London: Bank of England and European Central Bank yesterday decided to leave their main interest rates untouched at record low level.

The BoE also decided to keep the level of stimulus cash that the BoE has pumped into the economy at £375 billion (Dh2.08 trillion, $571 billion, €431 billion), said a statement published following its August meeting.

“The Bank of England’s Monetary Policy Committee (MPC) today voted to maintain the official Bank Rate paid on commercial bank reserves at 0.5 per cent,” the statement said.

“The Committee also voted to maintain the stock of asset purchases financed by the issuance of central bank reserves at £375 billion.”

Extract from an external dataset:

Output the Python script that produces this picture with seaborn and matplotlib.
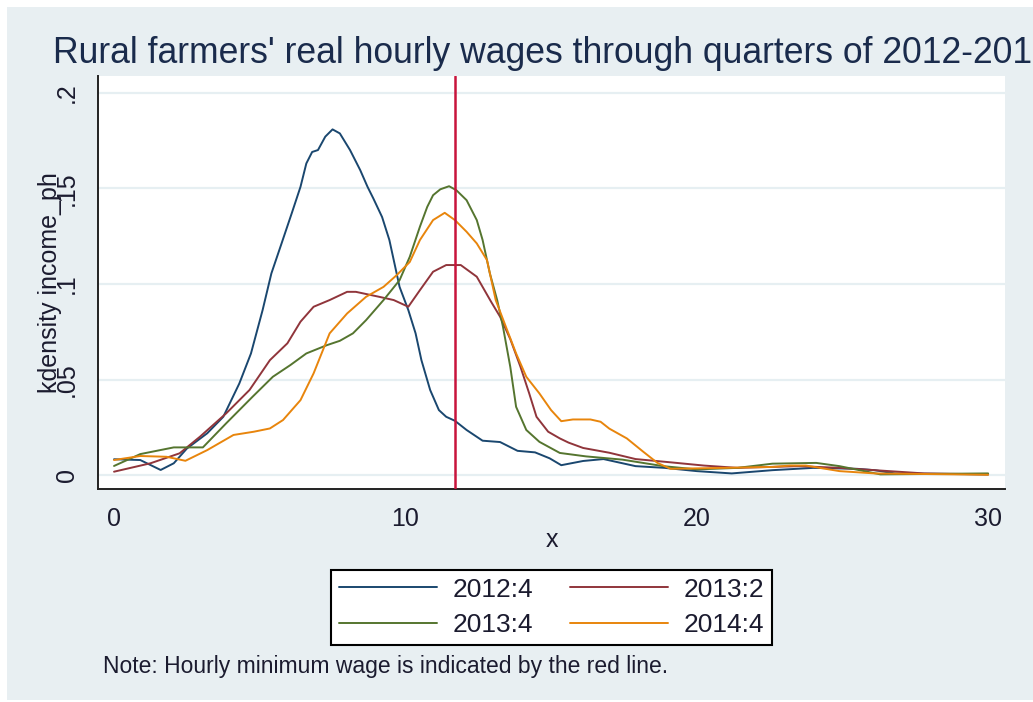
import numpy as np
import pandas as pd
import matplotlib
matplotlib.use("Agg")
import matplotlib.pyplot as plt
from matplotlib.patches import Rectangle
import seaborn as sns

# Valeurs (densite kernel par trimestre)
x_2012q4 = [0, 0.9, 1.6, 2.05, 2.5, 3.2, 3.75, 4.3, 4.7, 5.1, 5.4, 5.75, 6.1, 6.4, 6.6, 6.8, 7.0, 7.25,
            7.5, 7.75, 8.1, 8.45, 8.7, 8.9, 9.2, 9.45, 9.6, 9.8, 10.1, 10.35, 10.55, 10.85, 11.15, 11.4,
            11.7, 12.1, 12.65, 13.25, 13.85, 14.45, 14.95, 15.35, 16.1, 16.8, 17.9, 18.9, 20.0, 21.2,
            22.6, 24.0, 25.5, 26.1, 26.8, 30.0]
y_2012q4 = [.0084, .008, .0028, .0063, .014, .022, .0306, .048, .0637, .0864, .1055, .1212, .137, .1508,
            .163, .169, .170, .177, .1808, .1787, .170, .1595, .1508, .1447, .135, .123, .1125, .0985,
            .0864, .0742, .0602, .0446, .0341, .0306, .0285, .0237, .0181, .0174, .0128, .012, .0089,
            .0053, .0075, .0085, .0048, .0039, .0022, .001, .0027, .0039, .0034, .0027, .001, .0005]

x_2013q2 = [0, 1.25, 2.25, 2.95, 3.85, 4.65, 5.35, 5.95, 6.4, 6.85, 7.4, 8.0, 8.3, 9.1, 9.6, 10.1, 10.5,
            10.95, 11.4, 11.9, 12.45, 12.95, 13.25, 13.6, 13.95, 14.25, 14.5, 14.9, 15.3, 15.6, 16.1,
            17.0, 17.9, 19.1, 20.25, 21.4, 23.5, 24.9, 26.1, 27.8, 30.0]
y_2013q2 = [.0019, .0063, .0115, .0202, .0324, .0446, .0602, .069, .0803, .0881, .0916, .0959, .0959,
            .0933, .0916, .0881, .0968, .1064, .1099, .1099, .1038, .0905, .0829, .0712, .0567, .0428,
            .0306, .0228, .0193, .0171, .0143, .0118, .0085, .0068, .0051, .0039, .0048, .0039, .0027,
            .001, .0005]

x_2013q4 = [0, 0.9, 2.05, 3.05, 3.85, 4.75, 5.45, 6.05, 6.6, 7.3, 7.75, 8.2, 8.65, 9.25, 9.8, 10.15,
            10.5, 10.75, 10.95, 11.2, 11.5, 11.75, 12.1, 12.45, 12.65, 12.9, 13.15, 13.35, 13.6, 13.8,
            14.15, 14.6, 15.3, 16.2, 17.45, 18.85, 20.0, 21.4, 22.6, 24.1, 24.9, 26.3, 30.0]
y_2013q4 = [.0049, .0111, .0146, .0146, .0272, .041, .0515, .0576, .0637, .068, .0703, .0742, .0811,
            .0916, .102, .1142, .13, .1403, .1464, .1495, .1511, .149, .1438, .1334, .123, .1055, .0916,
            .0776, .0567, .0358, .0237, .0175, .0117, .0099, .0082, .0048, .0031, .0039, .0061, .0065,
            .0048, .0005, .001]

x_2014q4 = [0, 0.9, 1.8, 2.45, 3.2, 4.1, 4.8, 5.35, 5.8, 6.4, 6.85, 7.4, 8.0, 8.65, 9.25, 9.7, 10.15,
            10.5, 10.95, 11.35, 11.7, 12.1, 12.45, 12.8, 13.1, 13.45, 13.8, 14.15, 14.6, 15.0, 15.35,
            15.75, 16.35, 16.7, 17.0, 17.6, 18.15, 18.65, 19.1, 20.95, 22.6, 23.2, 23.75, 24.9, 26.1, 30.0]
y_2014q4 = [.008, .0101, .0097, .0076, .0132, .0211, .0228, .0245, .0289, .0393, .0533, .0742, .0846,
            .0933, .0985, .1046, .1115, .123, .1334, .1372, .1334, .1273, .1212, .1125, .0916, .0776,
            .0637, .0515, .0428, .0341, .0283, .0292, .0292, .028, .0244, .0193, .0125, .0065, .0034,
            .0039, .0044, .0051, .0051, .0022, .001, .0003]

labels = ["2012:4", "2013:2", "2013:4", "2014:4"]
colors = ["#1a476f", "#90353b", "#55752f", "#e8850c"]
min_wage = 11.7
y_ticks = [0, 0.05, 0.1, 0.15, 0.2]
y_ticklabels = ["0", ".05", ".1", ".15", ".2"]
x_ticks = [0, 10, 20, 30]

# tableau long pour seaborn
frames = []
for lab, xs, ys in zip(labels, [x_2012q4, x_2013q2, x_2013q4, x_2014q4],
                       [y_2012q4, y_2013q2, y_2013q4, y_2014q4]):
    frames.append(pd.DataFrame({"x": xs, "density": ys, "quarter": lab}))
df = pd.concat(frames, ignore_index=True)

sns.set_style("white")
plt.rcParams["font.family"] = ["Liberation Sans", "DejaVu Sans"]

W, H = 1033, 702
fig = plt.figure(figsize=(W / 100, H / 100), dpi=100)
fig.patch.set_facecolor("white")
bg = "#e8eff2"
fig.add_artist(Rectangle((7 / W, 2 / H), (W - 7) / W, 693 / H, transform=fig.transFigure,
                         facecolor=bg, edgecolor="none", zorder=-10))

ax = fig.add_axes([98.3 / W, 1 - 489.3 / H, (1005 - 98.3) / W, (489.3 - 76) / H])
ax.set_facecolor("white")

sns.lineplot(data=df, x="x", y="density", hue="quarter", hue_order=labels,
             palette=dict(zip(labels, colors)), estimator=None, linewidth=1.4,
             legend=False, ax=ax)

ax.axvline(min_wage, color="#c8143c", lw=1.8, zorder=5)

ax.set_xlim(-0.54, 30.58)
ax.set_ylim(-0.0073, 0.2087)
ax.set_xticks(x_ticks)
ax.set_xticklabels([str(t) for t in x_ticks])
ax.set_yticks(y_ticks)
ax.set_yticklabels(y_ticklabels, rotation=90, va="center")

txt_col = "#1b1b2f"
ax.tick_params(axis="both", labelsize=18, colors="#222222", labelcolor=txt_col,
               length=8, width=1.3, direction="out")
ax.tick_params(axis="y", pad=6)
ax.tick_params(axis="x", pad=5)

ax.yaxis.grid(True, color="#e6eff2", lw=1.6)
ax.xaxis.grid(False)
ax.set_axisbelow(True)
for s in ["top", "right"]:
    ax.spines[s].set_visible(False)
for s in ["left", "bottom"]:
    ax.spines[s].set_color("#222222")
    ax.spines[s].set_linewidth(1.4)

ax.set_xlabel("x", fontsize=18, color=txt_col)
ax.xaxis.label.set_va("center")
ax.xaxis.set_label_coords((552 - 98.3) / (1005 - 98.3), (489.3 - 540) / (489.3 - 76))
ax.set_ylabel("kdensity income_ph", fontsize=18, color=txt_col)
ax.yaxis.label.set_va("center")
ax.yaxis.set_label_coords((50 - 98.3) / (1005 - 98.3), 0.5)

# le titre depasse a droite comme sur l'original
fig.text(53 / W, 1 - 63 / H, "Rural farmers' real hourly wages through quarters of 2012-2014",
         fontsize=25.6, color="#1a2b4c", ha="left", va="baseline")

# legende en lignes : on reordonne pour le remplissage par colonne de matplotlib
lines = ax.get_lines()[:4]
order = [0, 2, 1, 3]
leg = ax.legend([lines[i] for i in order], [labels[i] for i in order], loc="center",
                bbox_to_anchor=(551.5 / W, 1 - 607.5 / H), bbox_transform=fig.transFigure,
                ncol=2, fontsize=19, frameon=True, fancybox=False, edgecolor="black",
                facecolor="white", framealpha=1, handlelength=3.7, handletextpad=0.6,
                columnspacing=1.4, labelspacing=0.45, borderpad=0.3)
leg.get_frame().set_linewidth(1.5)
for t in leg.get_texts():
    t.set_color(txt_col)

fig.text(103 / W, 1 - 673 / H, "Note: Hourly minimum wage is indicated by the red line.",
         fontsize=16.5, color=txt_col, ha="left", va="baseline")

fig.savefig("out.png", dpi=100, facecolor=fig.get_facecolor())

Clues to the reasons behind Thursday’s decisions are expected to be included in the BoE’s next quarterly report containing its inflation and economic growth forecasts and that is due to be published on Wednesday. The European Central Bank has left its benchmark interest rate unchanged at a record low of 0.5 per cent as it holds out hope that the recession in Europe will soon end.

Lagging economy

The bank held off on further efforts to stimulate Europe’s lagging economy at a meeting of its 23-member governing council in its headquarters in Frankfurt, Germany.

The economy of the 17 European Union members that use the euro shrank 0.2 per cent in the first quarter, the sixth quarterly decline in a row. Lower rates could in theory stimulate growth by lowering borrowing costs for banks, businesses and consumers.

But recent indicators such as surveys of purchasing managers have raised hopes that the recession in the group of 17 European Union countries that use the euro has already bottomed out and could soon be returning to growth. Some economists think it could either show flat or slight growth for the April-June period or in the July-September quarter.